4. Combine with Cucumbers and Onions:
Remove the pot from heat. Stir in the drained cucumbers and onions, along with the optional sliced garlic if you like. Let it sit at room temperature for about 30 minutes to allow the flavors to meld together.
5. Jar the Pickles:
Pack the cucumber and onion mixture into clean, sterilized jars, filling them tightly. Make sure to pour the pickling brine over the vegetables to cover them completely. This ensures every bite is bursting with flavor.
6. Cool and Refrigerate:
Let the jars cool to room temperature, then seal them with lids and refrigerate.

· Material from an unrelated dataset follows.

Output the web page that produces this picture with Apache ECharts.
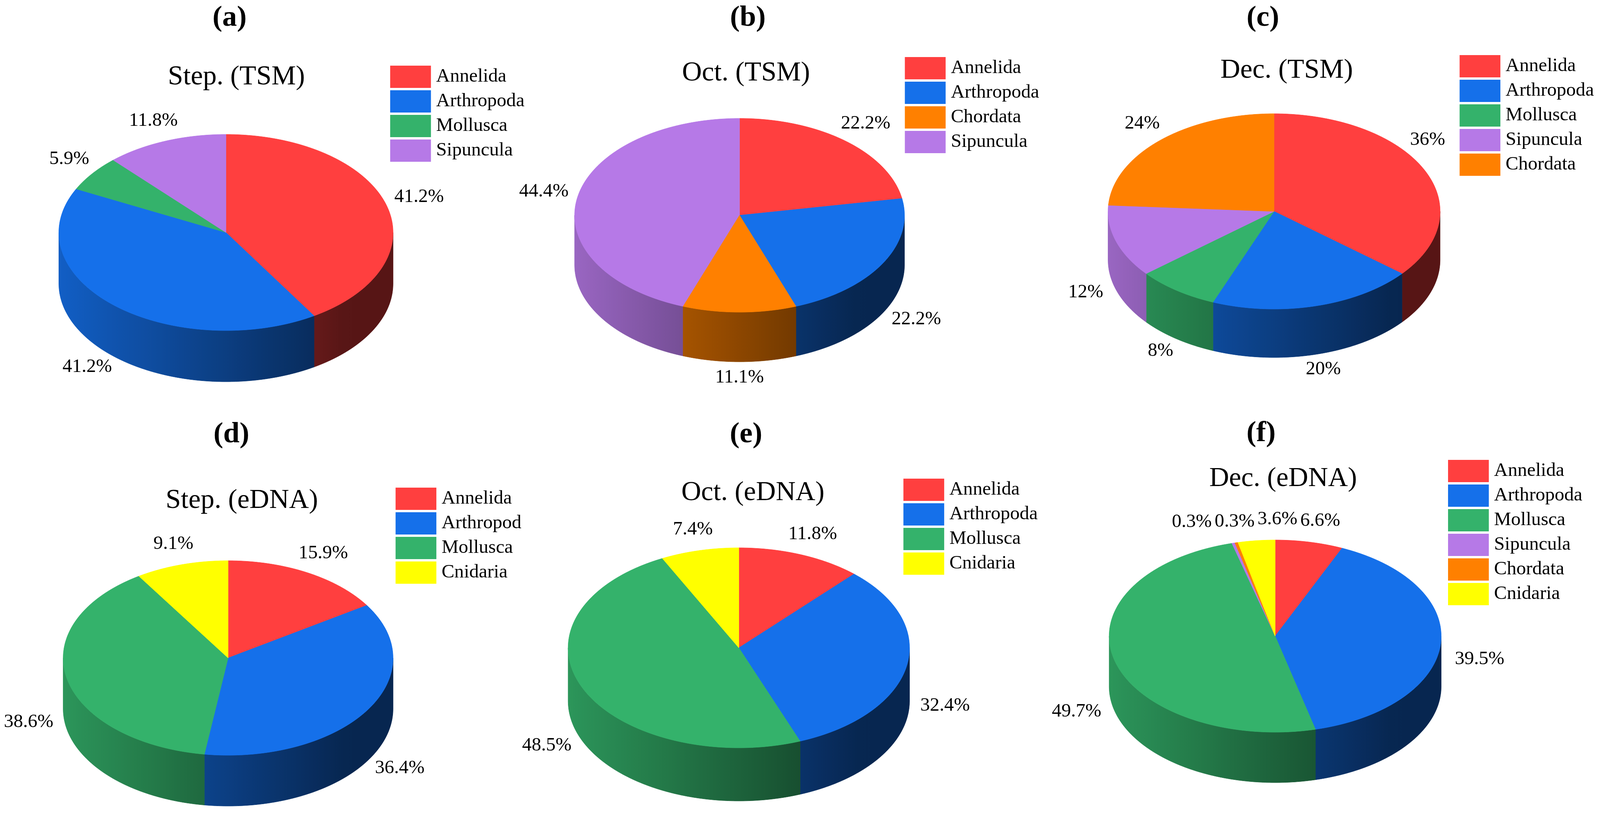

For the best taste, allow the pickles to sit in the fridge for at least 48 hours before enjoying.
7. Serve and Enjoy:
Your Sweet Heat Bread and Butter Pickles are ready to be enjoyed! They’re excellent on sandwiches, burgers, or as a zesty snack on their own. These pickles can be kept refrigerated for up to 2 weeks.
Don’t forget—adjust the crushed red pepper flakes to suit your heat preference. Enjoy your pickling adventure!
Frequently Asked Questions (FAQ)
Can I Use Other Types of Cucumbers?
Absolutely! While regular slicing cucumbers are common, you can also use English or Persian cucumbers for a slightly different texture and flavor. Just make sure they’re fresh and firm for the best crunch!
Can I Adjust the Spice Level?
Yes! You can easily tweak the heat by adjusting the amount of crushed red pepper flakes. For a milder version, decrease the amount or omit it entirely. For extra heat, feel free to add more or even include sliced jalapeños!
How Long Do These Pickles Last?
Your Sweet Heat Bread and Butter Pickles can be stored in the refrigerator for up to 2 weeks. Just ensure they’re kept in a sealed container to maintain their freshness!
Can I Make These Pickles Ahead of Time?
Yes, these pickles are perfect for making ahead! In fact, they taste even better after sitting in the fridge for 48 hours, as the flavors deepen and meld together. Make a batch and enjoy them throughout the week!